Prof. Saunders : That process is underway. There is a search firm that has been engaged, and there are applications that have been received. That process will roll out in the next month or two.

Senator KIM CARR: Is it intended to fill the position by June?

Prof. Saunders : It would be my hope that it would be filled by June.

Senator KIM CARR: But there is no formal time line for that?

Ms Paul : It is a process run by us, and it is the department that commissions the search firm et cetera. Of course, we want to try to fill the position substantively, permanently, as soon as we can.

Senator KIM CARR: But you are not expecting to complete it by June?

Ms Paul : I would hope we would, yes, absolutely. We are already out in the market.

Senator KIM CARR: Has an advertisement been placed?

Ms Paul : Yes.

Senator KIM CARR: Whereabouts are you in the appointment process then?

Mr Griew : We have had a report from the search firm. We have a selection panel ready to go. We are looking at potential candidates and moving towards short-listing.

Senator KIM CARR: That is an appointment by government, is it not?

Ms Paul : Yes.

Mr Griew : That is right.

Senator KIM CARR: So it will be a cabinet appointment?

Ms Paul : I think it is a ministerial appointment.

Mr Griew : We will take that on notice.

Senator KIM CARR: Surely that goes to cabinet?

Ms Paul : I will check that; it could well.

Senator KIM CARR: Thank you, if you could. Can you confirm that the funding cut for TEQSA in the current year has been $3.428 million?

Mr Griew : The appropriation in 2013-14 was $18.5 million. It is $15.5 million this year, so it is $3 million during this financial year, and then it is planned to go down by another $4 million in 2015-16.

Senator KIM CARR: And the staff numbers—we have discussed this on previous occasions. How are we going with the staff numbers?

Prof. Saunders : Fifty-six at the moment.

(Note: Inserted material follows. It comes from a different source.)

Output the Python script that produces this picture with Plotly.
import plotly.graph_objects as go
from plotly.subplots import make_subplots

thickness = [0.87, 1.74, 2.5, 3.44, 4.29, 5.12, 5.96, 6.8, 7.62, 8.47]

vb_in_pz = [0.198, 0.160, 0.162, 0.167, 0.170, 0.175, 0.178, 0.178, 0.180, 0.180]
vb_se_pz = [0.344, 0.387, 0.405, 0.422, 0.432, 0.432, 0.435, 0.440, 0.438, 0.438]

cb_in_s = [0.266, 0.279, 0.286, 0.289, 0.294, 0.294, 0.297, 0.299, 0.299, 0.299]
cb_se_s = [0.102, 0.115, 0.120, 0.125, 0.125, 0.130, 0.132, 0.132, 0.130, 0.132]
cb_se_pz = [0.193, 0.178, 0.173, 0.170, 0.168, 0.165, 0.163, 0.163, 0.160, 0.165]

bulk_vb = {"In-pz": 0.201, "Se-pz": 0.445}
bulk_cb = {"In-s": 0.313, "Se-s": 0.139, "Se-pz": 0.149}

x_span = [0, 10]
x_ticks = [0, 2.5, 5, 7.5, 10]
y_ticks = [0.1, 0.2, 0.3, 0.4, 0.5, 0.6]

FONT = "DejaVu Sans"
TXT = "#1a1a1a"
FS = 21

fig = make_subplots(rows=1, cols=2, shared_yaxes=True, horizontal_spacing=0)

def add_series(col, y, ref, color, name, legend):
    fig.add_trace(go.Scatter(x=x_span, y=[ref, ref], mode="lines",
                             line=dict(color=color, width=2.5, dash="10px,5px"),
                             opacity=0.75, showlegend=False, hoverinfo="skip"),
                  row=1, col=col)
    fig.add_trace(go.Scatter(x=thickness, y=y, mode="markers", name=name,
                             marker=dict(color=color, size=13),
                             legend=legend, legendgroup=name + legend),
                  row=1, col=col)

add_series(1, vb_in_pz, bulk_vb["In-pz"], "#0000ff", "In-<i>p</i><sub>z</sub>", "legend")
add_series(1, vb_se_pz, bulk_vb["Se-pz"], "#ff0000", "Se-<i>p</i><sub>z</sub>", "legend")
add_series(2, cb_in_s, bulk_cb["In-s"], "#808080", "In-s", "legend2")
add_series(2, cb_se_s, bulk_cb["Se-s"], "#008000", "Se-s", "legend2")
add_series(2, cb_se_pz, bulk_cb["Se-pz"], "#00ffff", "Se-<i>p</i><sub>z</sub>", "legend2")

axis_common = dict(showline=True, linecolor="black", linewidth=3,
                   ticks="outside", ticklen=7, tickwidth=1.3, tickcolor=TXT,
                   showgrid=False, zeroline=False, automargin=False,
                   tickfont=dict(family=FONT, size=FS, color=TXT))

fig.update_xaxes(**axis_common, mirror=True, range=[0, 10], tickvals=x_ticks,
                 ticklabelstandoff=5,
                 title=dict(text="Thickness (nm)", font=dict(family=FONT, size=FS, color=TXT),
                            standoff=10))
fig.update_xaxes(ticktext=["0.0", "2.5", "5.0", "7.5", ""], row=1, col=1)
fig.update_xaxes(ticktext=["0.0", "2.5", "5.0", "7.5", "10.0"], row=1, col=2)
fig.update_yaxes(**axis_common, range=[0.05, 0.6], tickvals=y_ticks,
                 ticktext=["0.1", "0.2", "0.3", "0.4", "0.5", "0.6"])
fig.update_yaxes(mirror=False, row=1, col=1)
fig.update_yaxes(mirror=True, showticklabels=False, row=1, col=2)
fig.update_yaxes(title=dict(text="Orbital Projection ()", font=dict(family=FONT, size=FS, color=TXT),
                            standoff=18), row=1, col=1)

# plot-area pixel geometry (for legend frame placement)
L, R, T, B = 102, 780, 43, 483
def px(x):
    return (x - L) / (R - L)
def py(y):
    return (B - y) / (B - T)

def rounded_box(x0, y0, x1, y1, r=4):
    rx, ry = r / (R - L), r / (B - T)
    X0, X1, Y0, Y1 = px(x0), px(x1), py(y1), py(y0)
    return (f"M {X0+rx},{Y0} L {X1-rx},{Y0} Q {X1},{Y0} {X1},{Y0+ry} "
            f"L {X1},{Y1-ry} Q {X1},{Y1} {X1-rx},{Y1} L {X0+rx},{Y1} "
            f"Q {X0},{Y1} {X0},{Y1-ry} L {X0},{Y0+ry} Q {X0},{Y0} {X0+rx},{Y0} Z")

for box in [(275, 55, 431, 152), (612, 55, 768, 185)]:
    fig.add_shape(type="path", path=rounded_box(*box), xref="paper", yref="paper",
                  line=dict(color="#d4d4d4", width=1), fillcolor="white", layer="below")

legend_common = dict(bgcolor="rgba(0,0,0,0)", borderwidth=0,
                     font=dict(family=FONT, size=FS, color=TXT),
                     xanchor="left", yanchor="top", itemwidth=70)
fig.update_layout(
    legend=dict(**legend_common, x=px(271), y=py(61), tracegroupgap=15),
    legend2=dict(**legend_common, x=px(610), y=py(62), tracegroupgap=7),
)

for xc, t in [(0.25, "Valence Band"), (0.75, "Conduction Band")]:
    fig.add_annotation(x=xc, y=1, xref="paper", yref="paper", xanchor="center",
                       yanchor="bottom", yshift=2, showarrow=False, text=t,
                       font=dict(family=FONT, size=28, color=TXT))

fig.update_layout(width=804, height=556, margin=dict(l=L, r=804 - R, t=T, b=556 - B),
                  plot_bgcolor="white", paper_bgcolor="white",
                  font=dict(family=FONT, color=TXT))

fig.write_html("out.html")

Senator KIM CARR: How many is that down?

Prof. Saunders : That is down 10 from the last time I reported to Senate estimates. What I have been doing in the meantime is filling those positions with contract staff, not permanent staff, simply because of the budget changes that will be happening in July this year.

Senator KIM CARR: What savings measures have you been able to identify to manage the efficiency dividend?

Prof. Saunders : You mean the changes in our budget?

Senator KIM CARR: Yes.

Prof. Saunders : I think I spoke about that last time. We have done our utmost to try and reduce non-salary costs, and we have done a good job there. We have been able to outsource some of our processes, backroom office corporate functions, to the Productivity Commission, who share the same building as us. We have shrunk in size, we have got space to sublet and we are in discussions with a range of organisations to help us sublease some of our space, which will help us with our accommodation costs. But the reality is that, in an organisation like ours, which service organisations heavily dependent upon staff, it is inevitable that there will be staff reductions, and that has been happening over the last couple of years.

Ms Paul : You will recall this is caused by a narrower focusing of TEQSA on what is regarded as its core business, particularly arising from the former reviews of TEQSA and then the subsequent legislation.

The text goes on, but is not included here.